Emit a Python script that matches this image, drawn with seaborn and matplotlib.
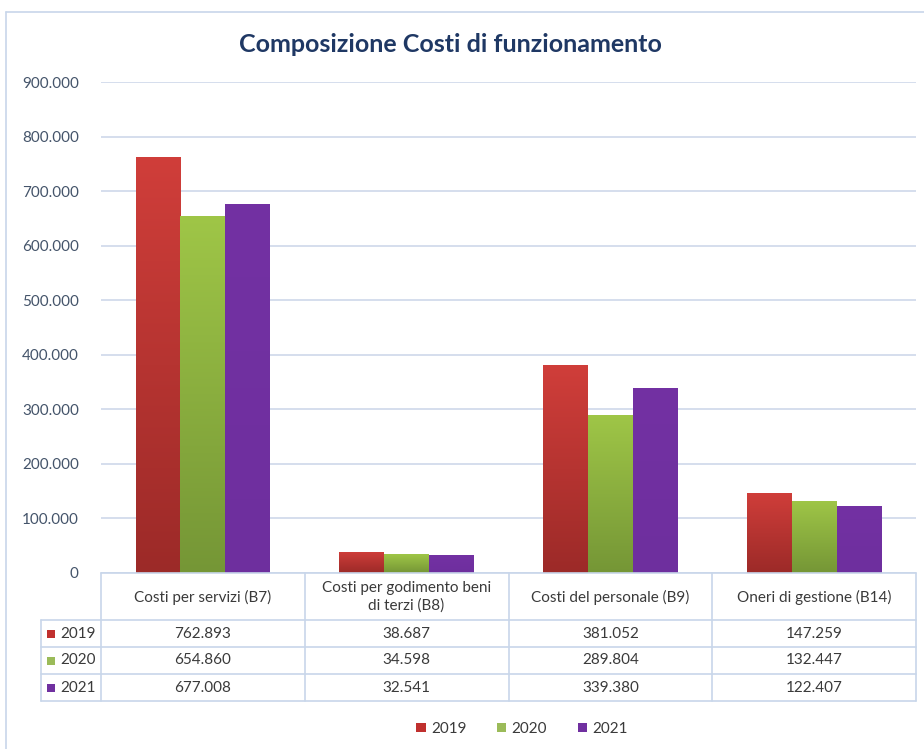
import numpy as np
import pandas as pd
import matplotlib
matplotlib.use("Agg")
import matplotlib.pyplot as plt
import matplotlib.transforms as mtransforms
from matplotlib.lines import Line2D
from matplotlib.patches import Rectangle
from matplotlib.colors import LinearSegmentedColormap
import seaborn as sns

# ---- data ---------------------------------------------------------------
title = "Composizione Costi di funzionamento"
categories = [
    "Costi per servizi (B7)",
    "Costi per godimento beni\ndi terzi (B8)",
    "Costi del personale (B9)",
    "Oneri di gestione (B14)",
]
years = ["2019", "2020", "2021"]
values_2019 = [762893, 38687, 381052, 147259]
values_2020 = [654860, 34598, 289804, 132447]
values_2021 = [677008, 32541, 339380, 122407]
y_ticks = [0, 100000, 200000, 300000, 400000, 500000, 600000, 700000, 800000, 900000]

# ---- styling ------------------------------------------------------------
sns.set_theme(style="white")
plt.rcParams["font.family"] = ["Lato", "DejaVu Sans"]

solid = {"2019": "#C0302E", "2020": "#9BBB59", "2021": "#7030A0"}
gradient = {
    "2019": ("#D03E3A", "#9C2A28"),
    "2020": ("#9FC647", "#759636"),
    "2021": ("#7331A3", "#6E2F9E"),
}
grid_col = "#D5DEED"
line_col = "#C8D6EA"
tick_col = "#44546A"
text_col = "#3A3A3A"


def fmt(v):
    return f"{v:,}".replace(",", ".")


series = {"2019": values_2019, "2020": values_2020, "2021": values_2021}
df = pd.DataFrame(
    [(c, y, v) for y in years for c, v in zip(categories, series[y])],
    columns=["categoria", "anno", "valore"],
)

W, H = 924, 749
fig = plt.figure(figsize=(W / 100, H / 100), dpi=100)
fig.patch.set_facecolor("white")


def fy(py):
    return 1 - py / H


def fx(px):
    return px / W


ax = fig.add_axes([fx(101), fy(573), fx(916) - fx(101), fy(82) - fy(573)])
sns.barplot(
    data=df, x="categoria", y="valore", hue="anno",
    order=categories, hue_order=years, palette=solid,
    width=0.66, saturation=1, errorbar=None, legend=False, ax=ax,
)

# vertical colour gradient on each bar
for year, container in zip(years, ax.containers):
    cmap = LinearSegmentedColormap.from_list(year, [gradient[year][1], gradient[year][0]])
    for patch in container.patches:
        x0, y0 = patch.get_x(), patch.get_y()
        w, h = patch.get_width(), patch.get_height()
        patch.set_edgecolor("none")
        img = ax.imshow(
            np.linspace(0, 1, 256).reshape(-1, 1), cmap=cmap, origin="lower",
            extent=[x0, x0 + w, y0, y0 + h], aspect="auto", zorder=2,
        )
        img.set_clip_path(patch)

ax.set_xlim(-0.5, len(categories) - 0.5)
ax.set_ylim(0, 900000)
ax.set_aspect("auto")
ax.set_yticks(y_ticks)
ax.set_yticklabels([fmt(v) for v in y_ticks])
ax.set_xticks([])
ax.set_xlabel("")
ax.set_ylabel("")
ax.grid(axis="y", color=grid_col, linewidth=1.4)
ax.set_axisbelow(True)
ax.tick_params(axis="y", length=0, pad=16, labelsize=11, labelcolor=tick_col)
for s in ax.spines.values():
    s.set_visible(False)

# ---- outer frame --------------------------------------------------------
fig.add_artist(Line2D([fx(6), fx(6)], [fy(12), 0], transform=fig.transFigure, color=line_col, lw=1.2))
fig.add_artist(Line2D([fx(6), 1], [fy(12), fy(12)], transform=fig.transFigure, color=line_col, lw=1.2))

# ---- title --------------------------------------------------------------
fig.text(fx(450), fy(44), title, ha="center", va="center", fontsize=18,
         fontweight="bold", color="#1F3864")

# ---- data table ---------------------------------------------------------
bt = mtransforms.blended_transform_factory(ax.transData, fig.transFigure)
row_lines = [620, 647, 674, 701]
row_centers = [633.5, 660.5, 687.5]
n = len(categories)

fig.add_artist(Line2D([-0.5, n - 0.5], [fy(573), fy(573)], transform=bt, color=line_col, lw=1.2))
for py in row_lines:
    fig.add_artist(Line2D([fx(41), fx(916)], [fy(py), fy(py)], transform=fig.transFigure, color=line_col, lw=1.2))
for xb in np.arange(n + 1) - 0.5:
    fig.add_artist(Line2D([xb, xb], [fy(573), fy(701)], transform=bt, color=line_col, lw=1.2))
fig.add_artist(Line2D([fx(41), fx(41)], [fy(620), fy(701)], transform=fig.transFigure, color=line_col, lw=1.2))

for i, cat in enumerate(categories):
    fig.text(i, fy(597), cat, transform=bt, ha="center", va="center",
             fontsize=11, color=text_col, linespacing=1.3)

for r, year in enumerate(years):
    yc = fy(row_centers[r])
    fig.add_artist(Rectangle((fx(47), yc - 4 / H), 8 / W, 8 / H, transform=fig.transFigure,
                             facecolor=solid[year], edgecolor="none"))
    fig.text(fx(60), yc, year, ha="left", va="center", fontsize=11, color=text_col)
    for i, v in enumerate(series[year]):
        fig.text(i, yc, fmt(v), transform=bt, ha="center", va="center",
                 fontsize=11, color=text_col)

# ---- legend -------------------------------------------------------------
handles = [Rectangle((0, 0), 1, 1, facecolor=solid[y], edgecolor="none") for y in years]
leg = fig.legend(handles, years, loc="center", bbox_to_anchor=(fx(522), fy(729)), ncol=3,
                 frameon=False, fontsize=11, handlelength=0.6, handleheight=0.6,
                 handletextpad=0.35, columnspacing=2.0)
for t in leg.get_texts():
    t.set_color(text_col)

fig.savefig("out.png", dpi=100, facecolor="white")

▶ _Work to be completed_
Write the lines above out again exactly, without any of their pictures.

▶ _Solution for this problem_
Emit a Python script that matches this image, drawn with seaborn and matplotlib.
import numpy as np
import pandas as pd
import matplotlib
matplotlib.use("Agg")
import matplotlib.pyplot as plt
import matplotlib.transforms as mtransforms
from matplotlib.lines import Line2D
from matplotlib.patches import Rectangle
from matplotlib.colors import LinearSegmentedColormap
import seaborn as sns

# ---- data ---------------------------------------------------------------
title = "Composizione Costi di funzionamento"
categories = [
    "Costi per servizi (B7)",
    "Costi per godimento beni\ndi terzi (B8)",
    "Costi del personale (B9)",
    "Oneri di gestione (B14)",
]
years = ["2019", "2020", "2021"]
values_2019 = [762893, 38687, 381052, 147259]
values_2020 = [654860, 34598, 289804, 132447]
values_2021 = [677008, 32541, 339380, 122407]
y_ticks = [0, 100000, 200000, 300000, 400000, 500000, 600000, 700000, 800000, 900000]

# ---- styling ------------------------------------------------------------
sns.set_theme(style="white")
plt.rcParams["font.family"] = ["Lato", "DejaVu Sans"]

solid = {"2019": "#C0302E", "2020": "#9BBB59", "2021": "#7030A0"}
gradient = {
    "2019": ("#D03E3A", "#9C2A28"),
    "2020": ("#9FC647", "#759636"),
    "2021": ("#7331A3", "#6E2F9E"),
}
grid_col = "#D5DEED"
line_col = "#C8D6EA"
tick_col = "#44546A"
text_col = "#3A3A3A"


def fmt(v):
    return f"{v:,}".replace(",", ".")


series = {"2019": values_2019, "2020": values_2020, "2021": values_2021}
df = pd.DataFrame(
    [(c, y, v) for y in years for c, v in zip(categories, series[y])],
    columns=["categoria", "anno", "valore"],
)

W, H = 924, 749
fig = plt.figure(figsize=(W / 100, H / 100), dpi=100)
fig.patch.set_facecolor("white")


def fy(py):
    return 1 - py / H


def fx(px):
    return px / W


ax = fig.add_axes([fx(101), fy(573), fx(916) - fx(101), fy(82) - fy(573)])
sns.barplot(
    data=df, x="categoria", y="valore", hue="anno",
    order=categories, hue_order=years, palette=solid,
    width=0.66, saturation=1, errorbar=None, legend=False, ax=ax,
)

# vertical colour gradient on each bar
for year, container in zip(years, ax.containers):
    cmap = LinearSegmentedColormap.from_list(year, [gradient[year][1], gradient[year][0]])
    for patch in container.patches:
        x0, y0 = patch.get_x(), patch.get_y()
        w, h = patch.get_width(), patch.get_height()
        patch.set_edgecolor("none")
        img = ax.imshow(
            np.linspace(0, 1, 256).reshape(-1, 1), cmap=cmap, origin="lower",
            extent=[x0, x0 + w, y0, y0 + h], aspect="auto", zorder=2,
        )
        img.set_clip_path(patch)

ax.set_xlim(-0.5, len(categories) - 0.5)
ax.set_ylim(0, 900000)
ax.set_aspect("auto")
ax.set_yticks(y_ticks)
ax.set_yticklabels([fmt(v) for v in y_ticks])
ax.set_xticks([])
ax.set_xlabel("")
ax.set_ylabel("")
ax.grid(axis="y", color=grid_col, linewidth=1.4)
ax.set_axisbelow(True)
ax.tick_params(axis="y", length=0, pad=16, labelsize=11, labelcolor=tick_col)
for s in ax.spines.values():
    s.set_visible(False)

# ---- outer frame --------------------------------------------------------
fig.add_artist(Line2D([fx(6), fx(6)], [fy(12), 0], transform=fig.transFigure, color=line_col, lw=1.2))
fig.add_artist(Line2D([fx(6), 1], [fy(12), fy(12)], transform=fig.transFigure, color=line_col, lw=1.2))

# ---- title --------------------------------------------------------------
fig.text(fx(450), fy(44), title, ha="center", va="center", fontsize=18,
         fontweight="bold", color="#1F3864")

# ---- data table ---------------------------------------------------------
bt = mtransforms.blended_transform_factory(ax.transData, fig.transFigure)
row_lines = [620, 647, 674, 701]
row_centers = [633.5, 660.5, 687.5]
n = len(categories)

fig.add_artist(Line2D([-0.5, n - 0.5], [fy(573), fy(573)], transform=bt, color=line_col, lw=1.2))
for py in row_lines:
    fig.add_artist(Line2D([fx(41), fx(916)], [fy(py), fy(py)], transform=fig.transFigure, color=line_col, lw=1.2))
for xb in np.arange(n + 1) - 0.5:
    fig.add_artist(Line2D([xb, xb], [fy(573), fy(701)], transform=bt, color=line_col, lw=1.2))
fig.add_artist(Line2D([fx(41), fx(41)], [fy(620), fy(701)], transform=fig.transFigure, color=line_col, lw=1.2))

for i, cat in enumerate(categories):
    fig.text(i, fy(597), cat, transform=bt, ha="center", va="center",
             fontsize=11, color=text_col, linespacing=1.3)

for r, year in enumerate(years):
    yc = fy(row_centers[r])
    fig.add_artist(Rectangle((fx(47), yc - 4 / H), 8 / W, 8 / H, transform=fig.transFigure,
                             facecolor=solid[year], edgecolor="none"))
    fig.text(fx(60), yc, year, ha="left", va="center", fontsize=11, color=text_col)
    for i, v in enumerate(series[year]):
        fig.text(i, yc, fmt(v), transform=bt, ha="center", va="center",
                 fontsize=11, color=text_col)

# ---- legend -------------------------------------------------------------
handles = [Rectangle((0, 0), 1, 1, facecolor=solid[y], edgecolor="none") for y in years]
leg = fig.legend(handles, years, loc="center", bbox_to_anchor=(fx(522), fy(729)), ncol=3,
                 frameon=False, fontsize=11, handlelength=0.6, handleheight=0.6,
                 handletextpad=0.35, columnspacing=2.0)
for t in leg.get_texts():
    t.set_color(text_col)

fig.savefig("out.png", dpi=100, facecolor="white")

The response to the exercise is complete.